A move is a pure function from (G, args, player, turn, phase, computed) to an outcome: 
moves: ({ move }) => ({
  placeMark: move<PlaceMarkArgs>({
    run({ G, args, move, player }) {
      const board = placeMark(G.board, args.row, args.col, player.id);
      if (board === null) return move.invalid("occupied", args);
      if (isWinner(board)) return move.finish({ winner: player.id }, { board });
      if (isFull(board)) return move.finish({ draw: true }, { board });
      return move.endTurn({ board });
    },
  }),
}),
See gamekit moves and outcomes for the full outcome set (stay, endTurn, goto, finish, invalid).

Turn gating

With a round-robin turn policy, only the current player is in the engine’s activePlayers set, and core’s dispatch gate handles “wrong seat” rejections automatically.
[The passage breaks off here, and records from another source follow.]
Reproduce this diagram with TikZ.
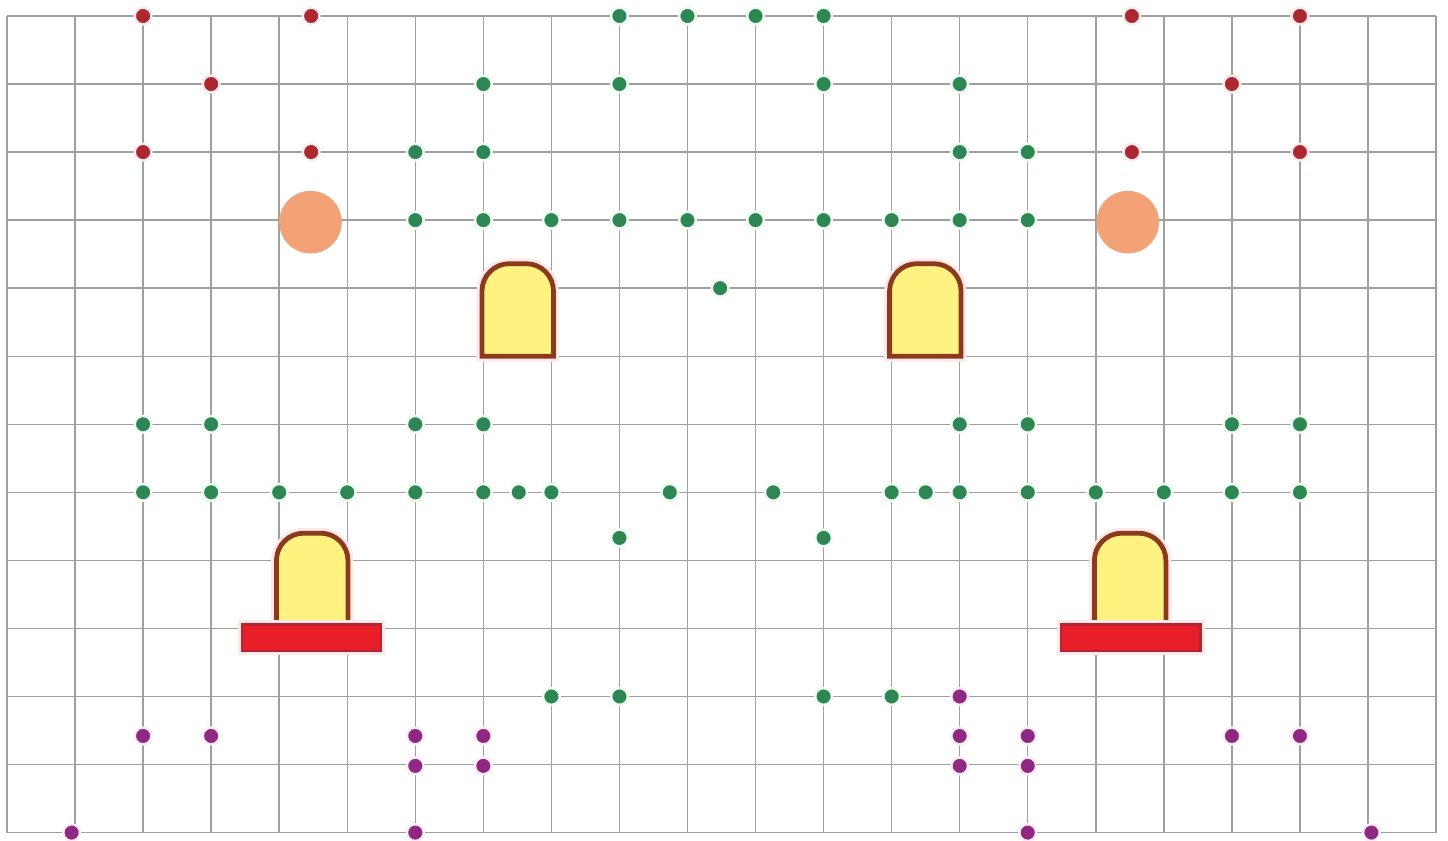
\documentclass[tikz,border=0pt]{standalone}
\usepackage{xcolor}
\usepackage{tikz}
\usetikzlibrary{positioning}
\definecolor{gridgray}{RGB}{160,160,160}
\definecolor{dotred}{RGB}{172,40,48}
\definecolor{dotgreen}{RGB}{46,134,84}
\definecolor{dotpurple}{RGB}{142,40,130}
\definecolor{peach}{RGB}{242,162,118}
\definecolor{archfill}{RGB}{255,242,128}
\definecolor{archline}{RGB}{140,58,30}
\definecolor{barred}{RGB}{232,30,40}
\definecolor{barline}{RGB}{180,36,52}

\begin{document}
\begin{tikzpicture}[
  gridline/.style={draw=gridgray, line width=0.6pt},
  dot/.style={circle, inner sep=0pt, minimum size=0.245cm, line width=1pt},
  reddot/.style={dot, fill=dotred, draw=red!8},
  greendot/.style={dot, fill=dotgreen, draw=green!7},
  purpledot/.style={dot, fill=dotpurple, draw=magenta!7},
  ball/.style={circle, inner sep=0pt, minimum size=0.9cm, fill=peach, draw=peach!85!brown!90, line width=0.6pt},
  arch/.style={fill=archfill, draw=archline, line width=2pt,
               preaction={draw=red!9, line width=4.5pt}},
  bar/.style={fill=barred, draw=barline, line width=1pt,
              preaction={draw=red!9, line width=3.5pt}}
]
  \useasboundingbox (-0.103,-12.12) rectangle (21.176,0.235);

  % grid
  \draw[gridline] (0,0) grid (21,-12);

  % red dots
  \foreach \x/\y [count=\i] in {2/0, 4.47/0, 3/1, 2/2, 4.47/2,
                                 16.53/0, 19/0, 18/1, 16.53/2, 19/2}
    \node[reddot] (r\i) at (\x,-\y) {};

  % peach balls
  \node[ball] (ballL) at (4.46,-3.03) {};
  \node[ball] (ballR) at (16.47,-3.03) {};

  % green dots
  \foreach \x/\y [count=\i] in {9/0, 10/0, 11/0, 12/0,
                                 7/1, 9/1, 12/1, 14/1,
                                 6/2, 7/2, 14/2, 15/2,
                                 6/3, 7/3, 8/3, 9/3, 10/3, 11/3, 12/3, 13/3, 14/3, 15/3,
                                 10.48/4,
                                 2/6, 3/6, 6/6, 7/6, 14/6, 15/6, 18/6, 19/6,
                                 2/7, 3/7, 4/7, 5/7, 6/7, 7/7, 7.52/7, 8/7, 9.74/7,
                                 11.26/7, 13/7, 13.5/7, 14/7, 15/7, 16/7, 17/7, 18/7, 19/7,
                                 9/7.67, 12/7.67,
                                 8/10, 9/10, 12/10, 13/10}
    \node[greendot] (g\i) at (\x,-\y) {};

  % purple dots
  \foreach \x/\y [count=\i] in {14/10,
                                 2/10.58, 3/10.58, 6/10.58, 7/10.58,
                                 14/10.58, 15/10.58, 18/10.58, 19/10.58,
                                 6/11.02, 7/11.02, 14/11.02, 15/11.02,
                                 0.95/12, 6/12, 15/12, 20.05/12}
    \node[purpledot] (p\i) at (\x,-\y) {};

  % arches
  \foreach \ax/\ay in {6.98/5, 12.97/5, 3.96/8.96, 15.98/8.96}
    \draw[arch] (\ax,-\ay) -- ++(0,0.96) arc (180:90:0.4)
      -- ++(0.25,0) arc (90:0:0.4) -- ++(0,-0.96) -- cycle;

  % red bars
  \foreach \bx in {3.45, 15.49}
    \draw[bar] (\bx,-8.94) rectangle ++(2.05,-0.39);
\end{tikzpicture}
\end{document}
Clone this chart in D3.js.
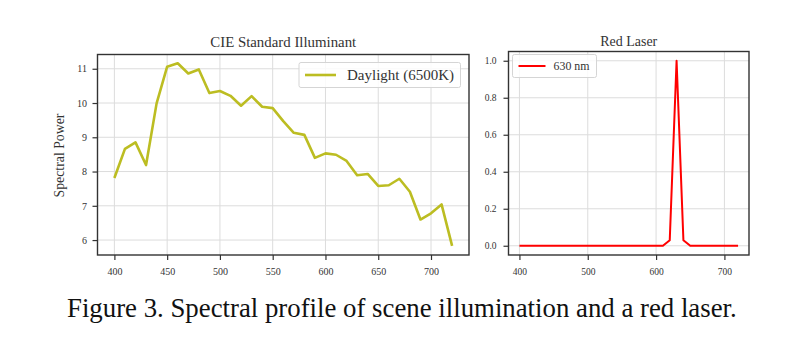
<!DOCTYPE html>
<html><head><meta charset="utf-8">
<script src="https://cdn.jsdelivr.net/npm/d3@7"></script>
<style>body{margin:0;background:#fff}svg{display:block}text{font-family:"Liberation Serif","DejaVu Serif",serif}</style>
</head><body><svg id="c" width="805" height="356"></svg>
<script>
const wavelengths = d3.range(400, 721, 10);
const daylight = [7.81,8.66,8.85,8.19,9.99,11.06,11.16,10.86,10.98,10.29,10.35,10.21,9.92,10.20,9.89,9.85,9.47,9.13,9.07,8.40,8.53,8.49,8.31,7.89,7.93,7.58,7.60,7.79,7.41,6.60,6.78,7.04,5.83];
const laser = wavelengths.map(w => w === 630 ? 1.0 : (w === 620 || w === 640 ? 0.03 : 0));
const leftXTicks = [400,450,500,550,600,650,700];
const leftYTicks = [6,7,8,9,10,11];
const rightXTicks = [400,500,600,700];
const rightYTicks = [0,0.2,0.4,0.6,0.8,1.0];

const svg = d3.select("#c");

function fitText(sel, width){
  const fs = parseFloat(sel.style("font-size"));
  const w = sel.node().getComputedTextLength();
  sel.style("font-size", (fs*width/w).toFixed(2)+"px");
}

function panel(o){
  const g = svg.append("g");
  const x = d3.scaleLinear().domain(o.xd).range([o.l, o.r]);
  const y = d3.scaleLinear().domain(o.yd).range([o.b, o.t]);
  g.append("g").selectAll("line").data(o.xt).join("line")
    .attr("x1", d=>x(d)).attr("x2", d=>x(d)).attr("y1", o.t).attr("y2", o.b)
    .attr("stroke", "#dcdcdc").attr("stroke-width", 1);
  g.append("g").selectAll("line").data(o.yt).join("line")
    .attr("y1", d=>y(d)).attr("y2", d=>y(d)).attr("x1", o.l).attr("x2", o.r)
    .attr("stroke", "#dcdcdc").attr("stroke-width", 1);
  g.append("path").datum(o.ys)
    .attr("d", d3.line().x((d,i)=>x(wavelengths[i])).y(d=>y(d)))
    .attr("fill","none").attr("stroke", o.color).attr("stroke-width", o.lw).attr("stroke-linejoin","round");
  const ax = g.append("g").attr("transform", `translate(0,${o.b})`)
    .call(d3.axisBottom(x).tickValues(o.xt).tickSize(5).tickPadding(8).tickFormat(d3.format("d")));
  const ay = g.append("g").attr("transform", `translate(${o.l},0)`)
    .call(d3.axisLeft(y).tickValues(o.yt).tickSize(5).tickPadding(o.yp).tickFormat(o.yf));
  [ax, ay].forEach(a => {
    a.select(".domain").remove();
    a.selectAll(".tick line").attr("stroke", "#333").attr("stroke-width", 1.2);
    a.selectAll(".tick text").attr("fill", "#333").style("font-size", o.tfs+"px").style("font-family", "'Liberation Serif',serif");
  });
  g.append("rect").attr("x", o.l).attr("y", o.t).attr("width", o.r-o.l).attr("height", o.b-o.t)
    .attr("fill","none").attr("stroke","#333").attr("stroke-width",1.4);
  const t = g.append("text").attr("x", (o.l+o.r)/2).attr("y", o.ty).attr("text-anchor","middle")
    .attr("fill","#333").style("font-size","14px").text(o.title);
  fitText(t, o.tw);
  const lg = o.leg;
  g.append("rect").attr("x", lg.x).attr("y", lg.y).attr("width", lg.w).attr("height", lg.h).attr("rx", 2)
    .attr("fill","#fff").attr("fill-opacity",0.85).attr("stroke","#d5d5d5").attr("stroke-width",1);
  g.append("line").attr("x1", lg.x+6).attr("x2", lg.x+6+lg.ll).attr("y1", lg.y+lg.h/2).attr("y2", lg.y+lg.h/2)
    .attr("stroke", o.color).attr("stroke-width", o.lw);
  const lt = g.append("text").attr("x", lg.x+lg.tx).attr("y", lg.y+lg.h/2).attr("dy","0.35em")
    .attr("fill","#333").style("font-size", "12px").text(lg.label);
  fitText(lt, lg.tw);
}

panel({l:97.5, r:469, t:54.5, b:255, xd:[384,736], yd:[5.564,11.416], xt:leftXTicks, yt:leftYTicks,
  ys: daylight, color:"#bcbd22", lw:2.6, yf:d3.format("d"), title:"CIE Standard Illuminant", ty:47, tw:146, tfs:10, yp:5.5,
  leg:{x:299, y:62.5, w:161.5, h:25, ll:31, tx:48, tw:107, label:"Daylight (6500K)"}});
panel({l:508.5, r:749, t:51.5, b:255, xd:[384,736], yd:[-0.05,1.05], xt:rightXTicks, yt:rightYTicks,
  ys: laser, color:"#ff0000", lw:2, yf:d3.format(".1f"), title:"Red Laser", ty:46, tw:57, tfs:9.5, yp:7,
  leg:{x:512.5, y:54.5, w:84, h:23, ll:27, tx:41, tw:36, label:"630 nm"}});

const yl = svg.append("text").attr("transform","translate(64,155.5) rotate(-90)").attr("text-anchor","middle")
  .attr("fill","#333").style("font-size","14px").text("Spectral Power");
fitText(yl, 84);

const cap = svg.append("text").attr("x", 67).attr("y", 317).attr("fill","#111")
  .style("font-size","21px").text("Figure 3. Spectral profile of scene illumination and a red laser.");
fitText(cap, 670);
</script></body></html>
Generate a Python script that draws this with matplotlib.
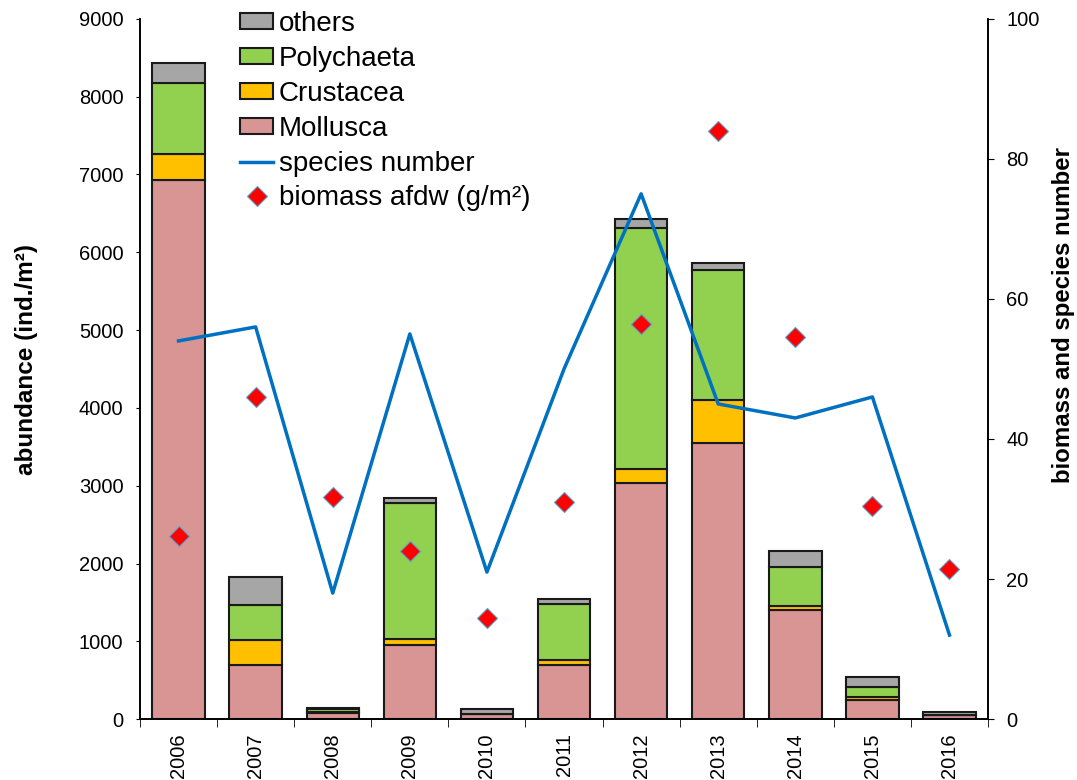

When more than one seat is allowed in a phase (simultaneous play, plugins) or you need a state-dependent rule, enforce it inline in run and reject with a reason: 
move({
  run({ G, move: m, player, turn: t }) {
    if (player.id !== t.currentPlayer) return m.invalid("not_your_turn");
    if (G.cards[player.id].length === 0) return m.invalid("no_cards");
    // ...
  },
}),
See gamekit turn gating.

Views and computed

Computed values are selectors under a friendlier name. You read them as C inside moves and views. Use them to avoid recomputing derived facts in every code path. See gamekit views and computed.

Wrapping core

Gamekit wraps G in an internal __gamekit field to track whether the game ended with a result. The wrapper is invisible: your move run receives G without __gamekit, and your views never see it. If you ever need to read it (you probably do not), snapshot.meta.result carries the same data. If gamekit cannot express what you need, drop through to core transitions with the core field: 
defineGame({
  maxPlayers: 2,
  setup: () => ({ ... }),
  moves: { ... },
  core: {
    states: { archived: { activePlayers: () => [] } },
    transitions: [/* raw core transitions */],
  },
});

Randomness

Every move context has rng: DeterministicRng from @openturn/core. Use it for all randomness, never Math.random(). See how-to: handle randomness.